搜狐体育讯 It has been a roller-coaster year for Chinese football with more downs and ups. The-afc.com looks back over the 2008 season and sees hope for the future.
The year 2008 was a disappointing one for China football, which seemed to suffer setback after setback. Their national teams failed to perform at the major international competitions, causing concern and frustration among fans and even members of the government.
However, the conclusion of the 2008 China Super League (CSL) brought with it a measure of hope and happiness, despite a largely chaotic season.
The fact that the title race went down to the wire, with Shandong Luneng trumping Shanghai Shenhua as the final minutes ticked away, provided the on-field tension and excitement that fans had yearned for the entire eight months of the season.
That alone can put a smile on their faces. Although it won’t paint over the turmoil of 2008, which saw Wuhan quit the league after one of their players copped a lengthy ban, at least it gave them something to look forward to for the start of the 2009 season, where the stakes will be much higher thanks to the new AFC Champions League (ACL).
For Shandong, a place in the ACL is just reward for a tough season in which they entered the final day of season requiring victory to claim the title. As it turned out, they were held to a 0-0 draw, which meant they needed Shanghai to drop points at home against Zhejiang.
Shanghai had won 12 of their 14 games at home previously, so it was a minor miracle for Shandong that their main rivals conceded a goal with 14 minutes left to draw 2-2.
Shandong and Shanghai are joined in the revamped ACL by Bejing Guoan and Tianjin Taida. However, there was disappointment for Liaoning, one of the fallen giants of Chinese football, who were relegated with only six victories and 15 defeats in their 30 matches.
Liaoning and Wuhan will be replaced by Jiangsu Shuntian and Chongqing Lifan in the elite division next season.
While Liaoning had the worst defence by conceding 47 goals, champions Shandong let in a league-best 25. Shanghai were the most prolific with their 58 goals scored.
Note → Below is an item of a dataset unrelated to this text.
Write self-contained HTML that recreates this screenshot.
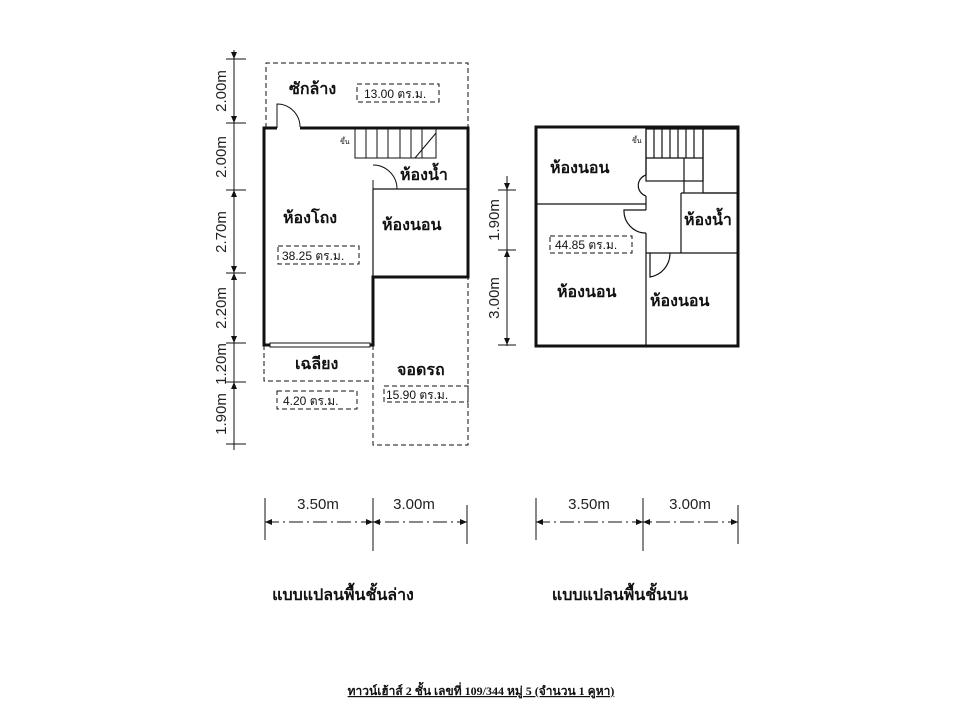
<!DOCTYPE html>
<html><head><meta charset="utf-8"><style>
html,body{margin:0;padding:0;background:#fff;}
svg{display:block;font-family:"Liberation Sans","DejaVu Sans",sans-serif;}
.t{font-size:16px;font-weight:bold;fill:#111;}
.s{font-size:12px;fill:#111;}
.d{font-size:15px;fill:#222;}
</style></head><body>
<svg width="960" height="720" viewBox="0 0 960 720" xmlns="http://www.w3.org/2000/svg">
<g fill="none" stroke="#111">
<g stroke-dasharray="5,3" stroke-width="1">
<polyline points="266,128 266,63 468,63 468,128"/>
<polyline points="264,345 264,381 373,381"/>
<polyline points="373,345 373,445 468,445 468,277"/>
<rect x="357" y="84" width="82" height="18"/>
<rect x="278" y="246" width="81" height="18"/>
<rect x="277" y="391" width="80" height="18"/>
<rect x="384" y="386" width="84" height="16"/>
<rect x="550" y="236" width="82" height="17"/>
</g>
<polyline stroke-width="3" points="300,128 468,128 468,277 373,277 373,345 264,345 264,128 277,128"/>
<path d="M277,128 L277,104 A23,23 0 0 1 300,127" stroke-width="1"/>
<line x1="373" y1="189" x2="468" y2="189" stroke-width="1.2"/>
<line x1="373" y1="189" x2="373" y2="277" stroke-width="1.2"/>
<path d="M373,189 L373,180 M397,189 A24,24 0 0 0 373,165" stroke-width="1"/>
<rect x="355" y="128" width="81" height="30" stroke-width="1"/>
<g stroke-width="1"><line x1="366" y1="128" x2="366" y2="158"/><line x1="377" y1="128" x2="377" y2="158"/><line x1="388" y1="128" x2="388" y2="158"/><line x1="400" y1="128" x2="400" y2="158"/><line x1="411" y1="128" x2="411" y2="158"/><line x1="422" y1="128" x2="422" y2="158"/><line x1="415" y1="158" x2="436" y2="133"/></g>
<rect x="270" y="343" width="100" height="4" fill="#fff" stroke-width="1"/>
<rect x="536" y="127" width="202" height="219" stroke-width="3"/>
<g stroke-width="1.2">
<line x1="536" y1="204" x2="646" y2="204"/>
<line x1="646" y1="127" x2="646" y2="175"/>
<line x1="646" y1="196" x2="646" y2="210"/>
<line x1="646" y1="233" x2="646" y2="346"/>
<line x1="646" y1="253" x2="738" y2="253"/>
<line x1="681" y1="193" x2="681" y2="253"/>
<line x1="681" y1="193" x2="738" y2="193"/>
<rect x="646" y="129" width="57" height="52"/>
<rect x="703" y="129" width="35" height="64"/>
<line x1="646" y1="158" x2="703" y2="158"/>
<line x1="654" y1="129" x2="654" y2="158"/><line x1="662" y1="129" x2="662" y2="158"/><line x1="670" y1="129" x2="670" y2="158"/><line x1="678" y1="129" x2="678" y2="158"/><line x1="686" y1="129" x2="686" y2="158"/><line x1="694" y1="129" x2="694" y2="158"/>
<line x1="684" y1="158" x2="684" y2="193"/>
<path d="M646,175 A11,11 0 0 0 646,196"/>
<path d="M646,210 L624,210 A22,22 0 0 0 646,233"/>
<path d="M650,253 L650,277 A24,24 0 0 0 670,253"/>
</g>
<g stroke-width="1">
<line x1="234" y1="50" x2="234" y2="450"/>
<line x1="226" y1="59" x2="246" y2="59"/><line x1="226" y1="123" x2="246" y2="123"/>
<line x1="226" y1="190" x2="246" y2="190"/><line x1="226" y1="273" x2="246" y2="273"/>
<line x1="226" y1="343" x2="246" y2="343"/><line x1="226" y1="382" x2="246" y2="382"/>
<line x1="226" y1="444" x2="246" y2="444"/>
<line x1="507" y1="176" x2="507" y2="346"/>
<line x1="498" y1="190" x2="516" y2="190"/><line x1="498" y1="250" x2="516" y2="250"/><line x1="498" y1="345" x2="516" y2="345"/>
<line x1="265" y1="522" x2="467" y2="522" stroke-dasharray="14,4,2,4"/>
<line x1="265" y1="498" x2="265" y2="540"/><line x1="373" y1="498" x2="373" y2="551"/><line x1="467" y1="505" x2="467" y2="544"/>
<line x1="536" y1="522" x2="738" y2="522" stroke-dasharray="14,4,2,4"/>
<line x1="536" y1="498" x2="536" y2="540"/><line x1="643" y1="498" x2="643" y2="551"/><line x1="738" y1="505" x2="738" y2="544"/>
</g>
</g>
<g fill="#111">
<path d="M265,522 l7,-3 v6z M373,522 l-7,-3 v6z M373,522 l7,-3 v6z M467,522 l-7,-3 v6z"/>
<path d="M536,522 l7,-3 v6z M643,522 l-7,-3 v6z M643,522 l7,-3 v6z M738,522 l-7,-3 v6z"/>
<path d="M234,123 l-3,-7 h6z M234,190 l-3,7 h6z M234,273 l-3,-7 h6z M234,273 l-3,7 h6z M234,343 l-3,-7 h6z M234,382 l-3,7 h6z M234,59 l-3,-7 h6z"/>
<path d="M507,190 l-3,-7 h6z M507,250 l-3,7 h6z M507,345 l-3,-7 h6z"/>
</g>
<text class="t" x="289" y="94">ซักล้าง</text>
<text class="s" x="364" y="98">13.00 ตร.ม.</text>
<text class="t" x="400" y="180">ห้องน้ำ</text>
<text class="t" x="283" y="223">ห้องโถง</text>
<text class="s" x="282" y="260">38.25 ตร.ม.</text>
<text class="t" x="382" y="230">ห้องนอน</text>
<text class="t" x="295" y="369">เฉลียง</text>
<text class="s" x="283" y="405">4.20 ตร.ม.</text>
<text class="t" x="397" y="375">จอดรถ</text>
<text class="s" x="386" y="399">15.90 ตร.ม.</text>
<text class="t" x="550" y="173">ห้องนอน</text>
<text class="t" x="684" y="225">ห้องน้ำ</text>
<text class="s" x="555" y="249">44.85 ตร.ม.</text>
<text class="t" x="557" y="297">ห้องนอน</text>
<text class="t" x="650" y="306">ห้องนอน</text>
<text class="s" x="340" y="144" style="font-size:7px">ขึ้น</text>
<text class="s" x="632" y="143" style="font-size:7px">ขึ้น</text>
<g class="d">
<text transform="translate(226,91) rotate(-90)" text-anchor="middle">2.00m</text>
<text transform="translate(226,157) rotate(-90)" text-anchor="middle">2.00m</text>
<text transform="translate(226,232) rotate(-90)" text-anchor="middle">2.70m</text>
<text transform="translate(226,308) rotate(-90)" text-anchor="middle">2.20m</text>
<text transform="translate(226,364) rotate(-90)" text-anchor="middle">1.20m</text>
<text transform="translate(226,414) rotate(-90)" text-anchor="middle">1.90m</text>
<text transform="translate(499,220) rotate(-90)" text-anchor="middle">1.90m</text>
<text transform="translate(499,298) rotate(-90)" text-anchor="middle">3.00m</text>
<text x="318" y="509" text-anchor="middle">3.50m</text>
<text x="414" y="509" text-anchor="middle">3.00m</text>
<text x="589" y="509" text-anchor="middle">3.50m</text>
<text x="690" y="509" text-anchor="middle">3.00m</text>
</g>
<text x="343" y="600" text-anchor="middle" style="font-size:16px;font-weight:bold" fill="#111">แบบแปลนพื้นชั้นล่าง</text>
<text x="620" y="600" text-anchor="middle" style="font-size:16px;font-weight:bold" fill="#111">แบบแปลนพื้นชั้นบน</text>
<text x="481" y="695" text-anchor="middle" style="font-size:12px;font-weight:bold;font-family:'Liberation Serif','DejaVu Serif',serif;text-decoration:underline" fill="#111">ทาวน์เฮ้าส์ 2 ชั้น  เลขที่ 109/344 หมู่ 5  (จำนวน 1 คูหา)</text>
</svg>
</body></html>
During 2008, CSL officials not only tried to bring in the fans but also attempted to win their hearts by being one of the few national leagues to launch a Social Responsibility Programme.
Although fans were largely apathetic to the programme, CSL still managed to show its commitment to the cause by donating US$1.2 million to the China Red Cross in March. The league also raised US$1.3 million to aid victims of the Sichuan earthquake, and launched a Nike & CSL student fund for Tibetan students in which more than 100 received scholarship funds totalling US$44,000.
This is the first football-related fund created in Tibet, set up to subsidise students from poor families and encourage them to break away from poverty and embrace a healthy mentality and develop strong personalities.
However, the problems faced by the CSL throughout 2008 overshadowed the programme’s success.
Attendances were down, the Wuhan incident enraged many and state-owned broadcaster CCTV decided to stop coverage of CSL matches.
Winning back the fans and restoring their reputation as a clean and viable league remains a priority for CSL officials.
There is also the problem of a lack of home-bred strikers in China. Most club teams rely on foreign signings to bang in the goals. This is starkly evident at international level where China scored just three goals in six World Cup qualifying matches.
They can take heart from the fact that they garnered 415 points in the AFC’s ranking for leagues in the continent, coming in at number three behind Japan and Korea Republic.
AFC want to make the ACL more professional and China is eager to follow suit. With all four CSL clubs looking to make a major impact on the 2009 ACL, it provides Chinese football with an ideal opportunity to mend its relationship with fans.